Custom bar charts: Per-class metrics like precision
Log a custom bar chart—a list of labeled values as bars—natively in a few lines:
data = [[label, val] for (label, val) in zip(labels, values)]
table = wandb.Table(data=data, columns = ["label", "value"])
wandb.log({"my_bar_chart_id" : wandb.plot.bar(table, "label", "value", title="Custom Bar Chart")
You can use this to log arbitrary bar charts. Note that the number of labels and values in the lists must match exactly (i.e. each data point must have both). In the example below, you can display/hide individual runs from the bar chart by clicking on the "eye" icon to the left of each run name under "Toy CNN variants".

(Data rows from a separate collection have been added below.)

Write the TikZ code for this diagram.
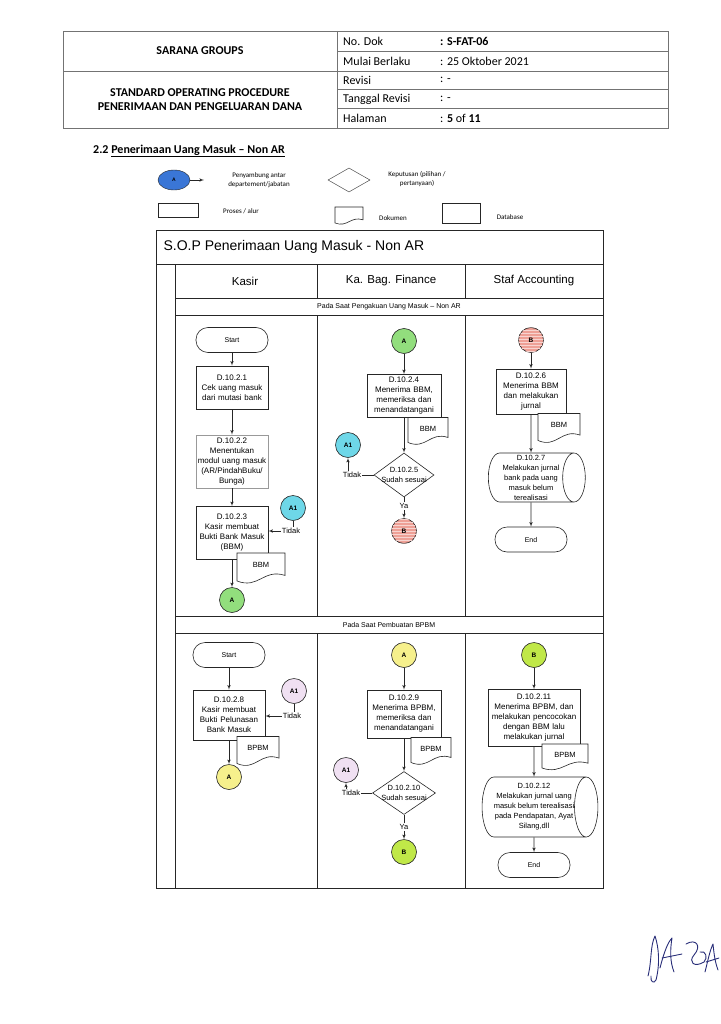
\documentclass[tikz,border=0pt]{standalone}
\usepackage{fontspec}
\setmainfont{Carlito}
\newfontfamily\arialf{Liberation Sans}
\usepackage{tikz}
\usetikzlibrary{positioning}
\usetikzlibrary{shapes,arrows,calc,patterns}

\definecolor{greenA}{RGB}{146,222,125}
\definecolor{cyanA}{RGB}{110,215,232}
\definecolor{pinkB}{RGB}{238,160,150}
\definecolor{yellowA}{RGB}{246,240,140}
\definecolor{lilacA}{RGB}{240,224,242}
\definecolor{limeB}{RGB}{192,232,72}
\definecolor{blueA}{RGB}{58,118,214}
\definecolor{ink}{RGB}{40,45,120}

\tikzstyle{block} = [rectangle, draw=black!85, fill=white, line width=0.6pt,
text width=70pt, align=center, inner sep=1pt, font=\arialf\fontsize{8}{10}\selectfont]
\tikzstyle{term} = [rectangle, draw=black!85, fill=white, line width=0.6pt, rounded corners=12pt,
minimum width=72pt, minimum height=25pt, font=\arialf\fontsize{7}{8}\selectfont]
\tikzstyle{conn} = [circle, draw=black!85, line width=0.6pt, minimum size=25pt, inner sep=0pt,
font=\arialf\bfseries\fontsize{6.5}{7}\selectfont]
\tikzstyle{decision} = [diamond, draw=black!85, fill=white, line width=0.6pt, inner sep=0pt,
minimum width=60pt, minimum height=44pt]
\tikzstyle{dectext} = [align=center, inner sep=0pt, font=\arialf\fontsize{7.5}{10}\selectfont]
\tikzstyle{db} = [cylinder, shape border rotate=0, aspect=0.5, draw=black!85, fill=white,
line width=0.6pt, inner sep=0pt, align=center, font=\arialf\fontsize{7.5}{10}\selectfont]
\tikzstyle{lbl} = [inner sep=1pt, font=\arialf\fontsize{7.5}{8}\selectfont]
\tikzstyle{doctext} = [inner sep=0pt, font=\arialf\fontsize{7.5}{8}\selectfont]
\tikzstyle{docline} = [draw=black!85, fill=white, line width=0.6pt]
\tikzstyle{lane} = [draw=black!85, line width=0.8pt]
\tikzstyle{hdr} = [draw=black!55, line width=0.6pt]
\tikzstyle{hdrbold} = [align=center, font=\bfseries\fontsize{12}{13.5}\selectfont]
\tikzstyle{hdrtext} = [anchor=west, inner sep=0pt, font=\fontsize{12}{13}\selectfont]
\tikzstyle{lgtext} = [align=center, inner sep=0pt, font=\fontsize{7}{9}\selectfont]
\tikzstyle{lanehead} = [font=\arialf\fontsize{11.5}{12}\selectfont]
\tikzstyle{phase} = [font=\arialf\fontsize{7}{8}\selectfont]
\tikzstyle{sig} = [draw=ink, line width=0.9pt, line cap=round, line join=round]
\tikzstyle{line} = [draw=black!85, line width=0.6pt, -latex']

% document symbol: name, centre, width, height, text
\newcommand{\mkdoc}[5]{%
  \coordinate (#1-c) at (#2);
  \draw [docline] ($(#1-c)+(-#3/2,-#4/2)$) -- ($(#1-c)+(#3/2,-#4/2)$)
    -- ($(#1-c)+(#3/2,0.3*#4)$)
    .. controls ($(#1-c)+(0.05*#3,0.05*#4)$) and ($(#1-c)+(-0.05*#3,0.8*#4)$)
    .. ($(#1-c)+(-#3/2,#4/2)$) -- cycle;
  \node [doctext] (#1) at ($(#1-c)+(0,-0.06*#4)$) {#5};}

\begin{document}
\begin{tikzpicture}[x=1pt, y=-1pt]
    \useasboundingbox (0,0) rectangle (720,1024);

    % header
    \draw [hdr] (63,31) rectangle (668,128);
    \draw [hdr] (337,31) -- (337,128);
    \draw [hdr] (63,71) -- (668,71);
    \foreach \yy in {51,89,108} \draw [hdr] (337,\yy) -- (668,\yy);
    \node [hdrbold] (sg) at (200,51) {SARANA GROUPS};
    \node [hdrbold] (sop) at (200,99.5) {STANDARD OPERATING PROCEDURE\\PENERIMAAN DAN PENGELUARAN DANA};
    \node [hdrtext] (ndl) at (343,41) {No. Dok};
    \node [hdrtext] (mbl) at (343,61) {Mulai Berlaku};
    \node [hdrtext] (rvl) at (343,80) {Revisi};
    \node [hdrtext] (trl) at (343,99) {Tanggal Revisi};
    \node [hdrtext] (hml) at (343,118) {Halaman};
    \node [hdrtext] (ndv) at (440,41) {\textbf{: S-FAT-06}};
    \node [hdrtext] (mbv) at (440,61) {: 25 Oktober 2021};
    \node [hdrtext] (rvv) at (440,80) {: -};
    \node [hdrtext] (trv) at (440,99) {: -};
    \node [hdrtext] (hmv) at (440,118) {: \textbf{5} of \textbf{11}};
    \node [hdrtext, font=\bfseries\fontsize{12}{13}\selectfont] (sec) at (93,151) {2.2 \underline{Penerimaan Uang Masuk – Non AR}};

    % legend
    \node [ellipse, draw=black!85, fill=blueA, minimum width=32pt, minimum height=20pt, inner sep=0pt,
      font=\arialf\bfseries\fontsize{5}{5}\selectfont] (lgc) at (174,180) {A};
    \coordinate (lgce) at (204,180);
    \node [lgtext] (lgct) at (259,180) {Penyambung antar\\departement/jabatan};
    \node [diamond, draw=black!85, minimum width=42pt, minimum height=24pt, inner sep=0pt] (lgd) at (349,180) {};
    \node [lgtext] (lgdt) at (417,179) {Keputusan (pilihan /\\pertanyaan)};
    \node [rectangle, draw=black!85, minimum width=40pt, minimum height=14pt] (lgp) at (178,210) {};
    \node [lgtext] (lgpt) at (241,211) {Proses / alur};
    \mkdoc{lgdoc}{349,215}{28}{16}{}
    \node [lgtext] (lgdct) at (393,218) {Dokumen};
    \node [db, minimum height=38pt, minimum width=20pt] (lgdb) at (461,213) {};
    \node [lgtext] (lgdbt) at (510,217) {Database};

    % lanes
    \draw [lane] (156,230) rectangle (603,888);
    \draw [lane] (156,264) -- (603,264);
    \draw [lane] (175,264) -- (175,888);
    \draw [lane] (175,298) -- (603,298);
    \draw [lane] (175,315) -- (603,315);
    \draw [lane] (175,616) -- (603,616);
    \draw [lane] (175,633) -- (603,633);
    \foreach \xx in {317,465} {
      \draw [lane] (\xx,264) -- (\xx,298);
      \draw [lane] (\xx,315) -- (\xx,616);
      \draw [lane] (\xx,633) -- (\xx,888);
    }
    \node [anchor=west, font=\arialf\fontsize{14}{15}\selectfont] (ttl) at (160,247) {S.O.P Penerimaan Uang Masuk - Non AR};
    \node [lanehead] (hk) at (245,281) {Kasir};
    \node [lanehead] (hf) at (391,281) {Ka. Bag. Finance};
    \node [lanehead] (hs) at (534,281) {Staf Accounting};
    \node [phase] (ph1) at (389,306.5) {Pada Saat Pengakuan Uang Masuk – Non AR};
    \node [phase] (ph2) at (389,624.5) {Pada Saat Pembuatan BPBM};

    % nodes: pengakuan uang masuk
    \node [term] (sk1) at (232,340) {Start};
    \node [block, minimum height=43pt] (cum) at (232,387.5) {D.10.2.1\\Cek uang masuk\\dari mutasi bank};
    \node [block, draw=black!40, minimum height=53pt] (mum) at (232,461.5) {D.10.2.2\\Menentukan\\modul uang masuk\\(AR/PindahBuku/\\Bunga)};
    \node [block, minimum height=53pt] (kmb) at (232,533) {D.10.2.3\\Kasir membuat\\Bukti Bank Masuk\\(BBM)};
    \mkdoc{bbm1}{261,567}{48}{28}{BBM}
    \node [conn, fill=greenA] (ak1) at (232,600) {A};
    \node [conn, fill=cyanA] (a1k1) at (293,508) {A1};
    \node [lbl] (tk1) at (291,531) {Tidak};

    \node [conn, fill=greenA] (af1) at (404,341) {A};
    \node [block, text width=72pt, minimum height=43pt] (mbbm) at (404,396) {D.10.2.4\\Menerima BBM,\\memeriksa dan\\menandatangani};
    \mkdoc{bbm2}{428,430}{40}{25}{BBM}
    \node [decision, label={[dectext]center:D.10.2.5\\Sudah sesuai}] (ss1) at (404,475) {};
    \node [conn, fill=cyanA] (a1f1) at (348,445) {A1};
    \node [lbl] (tf1) at (352,475) {Tidak};
    \node [lbl] (ya1) at (404,506) {Ya};
    \node [conn, fill=pinkB, postaction={pattern=horizontal lines, pattern color=white!55!pinkB}] (bf1) at (404,531) {B};

    \node [conn, fill=pinkB, postaction={pattern=horizontal lines, pattern color=white!55!pinkB}] (bs1) at (531,340) {B};
    \node [block, text width=68pt, minimum height=45pt] (mbj) at (531,391.5) {D.10.2.6\\Menerima BBM\\dan melakukan\\jurnal};
    \mkdoc{bbm3}{559,427}{42}{27}{BBM}
    \node [db, minimum height=97pt, minimum width=49pt] (mjb) at (531,477.5) {D.10.2.7\\Melakukan jurnal\\bank pada uang\\masuk belum\\terealisasi};
    \node [term] (es1) at (531,539.5) {End};

    % nodes: pembuatan BPBM
    \node [term] (sk2) at (229,655) {Start};
    \node [block, minimum height=50pt] (kmbp) at (229,715) {D.10.2.8\\Kasir membuat\\Bukti Pelunasan\\Bank Masuk};
    \mkdoc{bpbm1}{258,750}{42}{27}{BPBM}
    \node [conn, fill=yellowA] (ak2) at (229,777) {A};
    \node [conn, fill=lilacA] (a1k2) at (294,691) {A1};
    \node [lbl] (tk2) at (292,716) {Tidak};

    \node [conn, fill=yellowA] (af2) at (404,655) {A};
    \node [block, text width=72pt, minimum height=48pt] (mbpbm) at (404,714) {D.10.2.9\\Menerima BPBM,\\memeriksa dan\\menandatangani};
    \mkdoc{bpbm2}{431,750}{40}{25}{BPBM}
    \node [decision, minimum width=63pt, minimum height=43pt, label={[dectext]center:D.10.2.10\\Sudah sesuai}] (ss2) at (404,793) {};
    \node [conn, fill=lilacA] (a1f2) at (346,770) {A1};
    \node [lbl] (tf2) at (351,793) {Tidak};
    \node [lbl] (ya2) at (404,827) {Ya};
    \node [conn, fill=limeB] (bf2) at (404,852) {B};

    \node [conn, fill=limeB] (bs2) at (534,655) {B};
    \node [block, text width=90pt, minimum height=57pt] (mpc) at (534,718) {D.10.2.11\\Menerima BPBM, dan\\melakukan pencocokan\\dengan BBM lalu\\melakukan jurnal};
    \mkdoc{bpbm3}{565,756}{46}{24}{BPBM}
    \node [db, minimum height=110pt, minimum width=60pt] (mjp) at (534,807) {D.10.2.12\\Melakukan jurnal uang\\masuk belum terealisasi\\pada Pendapatan, Ayat\\Silang,dll};
    \node [term] (es2) at (534,865) {End};

    % edges
    \path [line] (lgc) -- (lgce);

    \path [line] (sk1) -- (cum);
    \path [line] (cum) -- (mum);
    \path [line] (mum) -- (kmb);
    \path [line] (kmb) -- (ak1);
    \draw [black!85, line width=0.6pt] (a1k1.south) -- (a1k1.south |- tk1.north);
    \path [line] (tk1) -- (tk1 -| kmb.east);

    \path [line] (af1) -- (mbbm);
    \path [line] (mbbm) -- (ss1);
    \draw [black!85, line width=0.6pt] (ss1.west) -- (tf1.east);
    \path [line] (tf1.north -| a1f1.south) -- (a1f1.south);
    \draw [black!85, line width=0.6pt] (ss1.south) -- (ya1.north);
    \path [line] (ya1) -- (bf1);

    \path [line] (bs1) -- (mbj);
    \path [line] (mbj) -- (mjb);
    \path [line] (mjb) -- (es1);

    \path [line] (sk2) -- (kmbp);
    \path [line] (kmbp) -- (ak2);
    \draw [black!85, line width=0.6pt] (a1k2.south) -- (a1k2.south |- tk2.north);
    \path [line] (tk2) -- (tk2 -| kmbp.east);

    \path [line] (af2) -- (mbpbm);
    \path [line] (mbpbm) -- (ss2);
    \draw [black!85, line width=0.6pt] (ss2.west) -- (tf2.east);
    \path [line] (tf2.north -| a1f2.south) -- (a1f2.south);
    \draw [black!85, line width=0.6pt] (ss2.south) -- (ya2.north);
    \path [line] (ya2) -- (bf2);

    \path [line] (bs2) -- (mpc);
    \path [line] (mpc) -- (mjp);
    \path [line] (mjp) -- (es2);

    % signatures
    \draw [sig] (648,976) .. controls (652,960) and (650,946) .. (655,936) .. controls (659,948) and (660,964) .. (656,980) .. controls (654,984) and (650,982) .. (651,976);
    \draw [sig] (660,968) .. controls (664,952) and (668,942) .. (672,938) .. controls (670,950) and (670,962) .. (674,972);
    \draw [sig] (662,958) -- (682,954);
    \draw [sig] (686,944) .. controls (696,938) and (702,946) .. (694,955) .. controls (688,962) and (694,968) .. (704,962) .. controls (708,958) and (706,950) .. (700,952);
    \draw [sig] (705,972) .. controls (708,960) and (710,950) .. (713,944) .. controls (714,954) and (715,962) .. (718,970);
    \draw [sig] (706,962) -- (719,958);
\end{tikzpicture}
\end{document}
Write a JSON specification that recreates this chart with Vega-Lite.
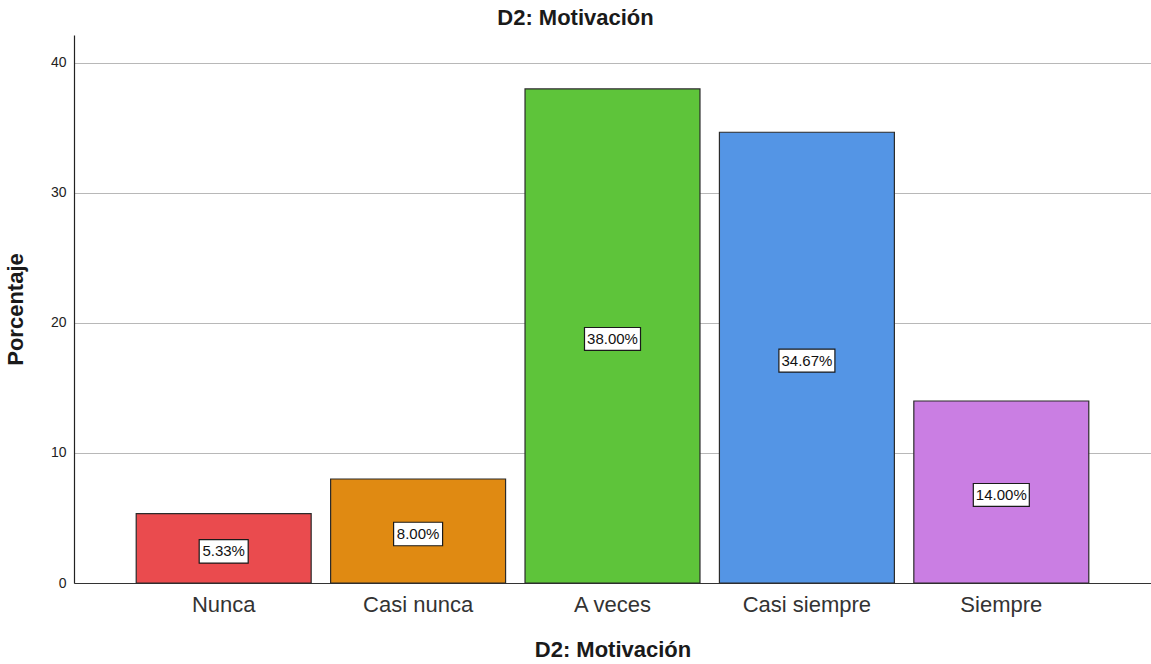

I vary NT, the number of training examples and E, the number of training epochs for each run. Both numbers are tiny for illustration purposes. With increasing epochs and numbers of training examples, the precision increases for all classes. Anecdotally, birds (Aves) are the least visually diverse and animals (Animalia) are probably the most visually diverse classes in the dataset, which matches the fast improvement of the former and lagging performance of the latter.
Create your own!
You can create your own preset and log data to it directly from a script. Click on the gear icon in the top right to see a slider that adjusts the bin size, giving a slightly different perspective on the data.
This chart shows confidence scores of an image classification CNN for two different labels on the same images, specifically for identifying the creature in each image as an amphibian versus a reptile. This toy model is a bit more certain about amphibians (narrower, higher peak) than reptiles (broader range of scores).